| Information supplied |
□ □ □ □ □ □ □
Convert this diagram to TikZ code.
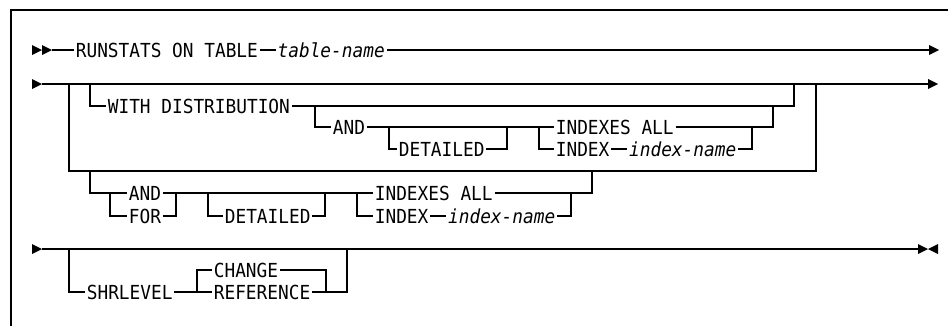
\documentclass[tikz,border=0pt]{standalone}
\usepackage{fontspec}
\setmonofont[FakeStretch=0.92]{DejaVu Sans Mono}
\usetikzlibrary{positioning}
\newcommand{\rtri}[1]{\fill (#1) ++(0,-5) -- ++(10,5) -- ++(-10,5) -- cycle;}
\newcommand{\ltri}[1]{\fill (#1) ++(0,-5) -- ++(-10,5) -- ++(10,5) -- cycle;}

\begin{document}
\begin{tikzpicture}[x=0.75pt, y=-0.75pt, line width=0.8pt, node distance=12pt,
  every node/.style={font=\ttfamily\fontsize{14.5}{17}\selectfont},
  kw/.style={anchor=west, inner xsep=1pt, inner ysep=0pt, text height=10.6pt, text depth=0pt},
  var/.style={kw, font=\ttfamily\itshape\fontsize{14.5}{17}\selectfont}]
\useasboundingbox (0,0) rectangle (948,326);
\draw[line width=1.2pt] (11,326) -- (11,10) -- (948,10);

% row 1
\coordinate (s1) at (52,50);
\coordinate (e1) at (929,50);
\rtri{32,50} \rtri{42,50}
\node[kw] (rs) at (74,50) {RUNSTATS ON TABLE};
\node[var, right=of rs] (tn) {table-name};
\draw (s1) -- (rs.west);
\draw (rs.east) -- (tn.west);
\draw (tn.east) -- (e1);
\rtri{e1}

% row 2
\coordinate (s2) at (42,84);
\coordinate (e2) at (928,84);
\coordinate (o1) at (69,84);
\coordinate (o2) at (816,171);
\coordinate (w1) at (90,84);
\coordinate (w2) at (794,84);
\coordinate (a1) at (315,106);
\coordinate (a2) at (773,106);
\coordinate (d1) at (389,127);
\coordinate (d2) at (507,127);
\coordinate (c1) at (539,127);
\coordinate (c2) at (752,127);
\rtri{32,84}
\draw (s2) -- (e2);
\rtri{e2}
\draw (o1) |- (o2) -- (o2 |- o1);
\node[kw] (wd) at (106,106) {WITH DISTRIBUTION};
\node[kw] (and1) at (331,127) {AND};
\node[kw] (det1) at (397,149) {DETAILED};
\node[kw] (ia1) at (554,127) {INDEXES ALL};
\node[kw] (ix1) at (554,149) {INDEX};
\node[var, right=of ix1] (inm1) {index-name};
\draw (w1) |- (wd.west);
\draw (wd.east) -| (w2);
\draw (a1) |- (and1.west);
\draw (and1.east) -- (ia1.west);
\draw (d1) |- (det1.west);
\draw (det1.east) -| (d2);
\draw (c1) |- (ix1.west);
\draw (ix1.east) -- (inm1.west);
\draw (inm1.east) -| (c2);
\draw (ia1.east) -| (a2);

\coordinate (b1) at (90,171);
\coordinate (b2) at (592,171);
\coordinate (f1) at (110,193);
\coordinate (f2) at (176,193);
\coordinate (g1) at (208,193);
\coordinate (g2) at (325,193);
\coordinate (h1) at (357,193);
\coordinate (h2) at (571,193);
\node[kw] (and2) at (127,193) {AND};
\node[kw] (for2) at (127,216) {FOR};
\node[kw] (det2) at (223,216) {DETAILED};
\node[kw] (ia2) at (373,193) {INDEXES ALL};
\node[kw] (ix2) at (373,216) {INDEX};
\node[var, right=of ix2] (inm2) {index-name};
\draw (b1) |- (and2.west);
\draw (f1) |- (for2.west);
\draw (for2.east) -| (f2);
\draw (and2.east) -- (ia2.west);
\draw (g1) |- (det2.west);
\draw (det2.east) -| (g2);
\draw (h1) |- (ix2.west);
\draw (ix2.east) -- (inm2.west);
\draw (inm2.east) -| (h2);
\draw (ia2.east) -| (b2);

% row 3
\coordinate (s3) at (42,249);
\coordinate (e3) at (918,249);
\coordinate (r1) at (69,249);
\coordinate (r2) at (347,249);
\coordinate (k1) at (197,292);
\coordinate (k2) at (326,292);
\rtri{32,249}
\draw (s3) -- (e3);
\rtri{e3} \ltri{938,249}
\node[kw] (shr) at (85,292) {SHRLEVEL};
\node[kw] (chg) at (212,270) {CHANGE};
\node[kw] (ref) at (212,292) {REFERENCE};
\draw (r1) |- (shr.west);
\draw (shr.east) -- (ref.west);
\draw (k1) |- (chg.west);
\draw (chg.east) -| (k2);
\draw (ref.east) -| (r2);
\end{tikzpicture}
\end{document}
□ □ □ □ □ □ □
| What the exercise asks |
Write the lines above out again exactly, without any of their pictures.

| Full answer |
Convert this diagram to TikZ code.
\documentclass[tikz,border=0pt]{standalone}
\usepackage{fontspec}
\setmonofont[FakeStretch=0.92]{DejaVu Sans Mono}
\usetikzlibrary{positioning}
\newcommand{\rtri}[1]{\fill (#1) ++(0,-5) -- ++(10,5) -- ++(-10,5) -- cycle;}
\newcommand{\ltri}[1]{\fill (#1) ++(0,-5) -- ++(-10,5) -- ++(10,5) -- cycle;}

\begin{document}
\begin{tikzpicture}[x=0.75pt, y=-0.75pt, line width=0.8pt, node distance=12pt,
  every node/.style={font=\ttfamily\fontsize{14.5}{17}\selectfont},
  kw/.style={anchor=west, inner xsep=1pt, inner ysep=0pt, text height=10.6pt, text depth=0pt},
  var/.style={kw, font=\ttfamily\itshape\fontsize{14.5}{17}\selectfont}]
\useasboundingbox (0,0) rectangle (948,326);
\draw[line width=1.2pt] (11,326) -- (11,10) -- (948,10);

% row 1
\coordinate (s1) at (52,50);
\coordinate (e1) at (929,50);
\rtri{32,50} \rtri{42,50}
\node[kw] (rs) at (74,50) {RUNSTATS ON TABLE};
\node[var, right=of rs] (tn) {table-name};
\draw (s1) -- (rs.west);
\draw (rs.east) -- (tn.west);
\draw (tn.east) -- (e1);
\rtri{e1}

% row 2
\coordinate (s2) at (42,84);
\coordinate (e2) at (928,84);
\coordinate (o1) at (69,84);
\coordinate (o2) at (816,171);
\coordinate (w1) at (90,84);
\coordinate (w2) at (794,84);
\coordinate (a1) at (315,106);
\coordinate (a2) at (773,106);
\coordinate (d1) at (389,127);
\coordinate (d2) at (507,127);
\coordinate (c1) at (539,127);
\coordinate (c2) at (752,127);
\rtri{32,84}
\draw (s2) -- (e2);
\rtri{e2}
\draw (o1) |- (o2) -- (o2 |- o1);
\node[kw] (wd) at (106,106) {WITH DISTRIBUTION};
\node[kw] (and1) at (331,127) {AND};
\node[kw] (det1) at (397,149) {DETAILED};
\node[kw] (ia1) at (554,127) {INDEXES ALL};
\node[kw] (ix1) at (554,149) {INDEX};
\node[var, right=of ix1] (inm1) {index-name};
\draw (w1) |- (wd.west);
\draw (wd.east) -| (w2);
\draw (a1) |- (and1.west);
\draw (and1.east) -- (ia1.west);
\draw (d1) |- (det1.west);
\draw (det1.east) -| (d2);
\draw (c1) |- (ix1.west);
\draw (ix1.east) -- (inm1.west);
\draw (inm1.east) -| (c2);
\draw (ia1.east) -| (a2);

\coordinate (b1) at (90,171);
\coordinate (b2) at (592,171);
\coordinate (f1) at (110,193);
\coordinate (f2) at (176,193);
\coordinate (g1) at (208,193);
\coordinate (g2) at (325,193);
\coordinate (h1) at (357,193);
\coordinate (h2) at (571,193);
\node[kw] (and2) at (127,193) {AND};
\node[kw] (for2) at (127,216) {FOR};
\node[kw] (det2) at (223,216) {DETAILED};
\node[kw] (ia2) at (373,193) {INDEXES ALL};
\node[kw] (ix2) at (373,216) {INDEX};
\node[var, right=of ix2] (inm2) {index-name};
\draw (b1) |- (and2.west);
\draw (f1) |- (for2.west);
\draw (for2.east) -| (f2);
\draw (and2.east) -- (ia2.west);
\draw (g1) |- (det2.west);
\draw (det2.east) -| (g2);
\draw (h1) |- (ix2.west);
\draw (ix2.east) -- (inm2.west);
\draw (inm2.east) -| (h2);
\draw (ia2.east) -| (b2);

% row 3
\coordinate (s3) at (42,249);
\coordinate (e3) at (918,249);
\coordinate (r1) at (69,249);
\coordinate (r2) at (347,249);
\coordinate (k1) at (197,292);
\coordinate (k2) at (326,292);
\rtri{32,249}
\draw (s3) -- (e3);
\rtri{e3} \ltri{938,249}
\node[kw] (shr) at (85,292) {SHRLEVEL};
\node[kw] (chg) at (212,270) {CHANGE};
\node[kw] (ref) at (212,292) {REFERENCE};
\draw (r1) |- (shr.west);
\draw (shr.east) -- (ref.west);
\draw (k1) |- (chg.west);
\draw (chg.east) -| (k2);
\draw (ref.east) -| (r2);
\end{tikzpicture}
\end{document}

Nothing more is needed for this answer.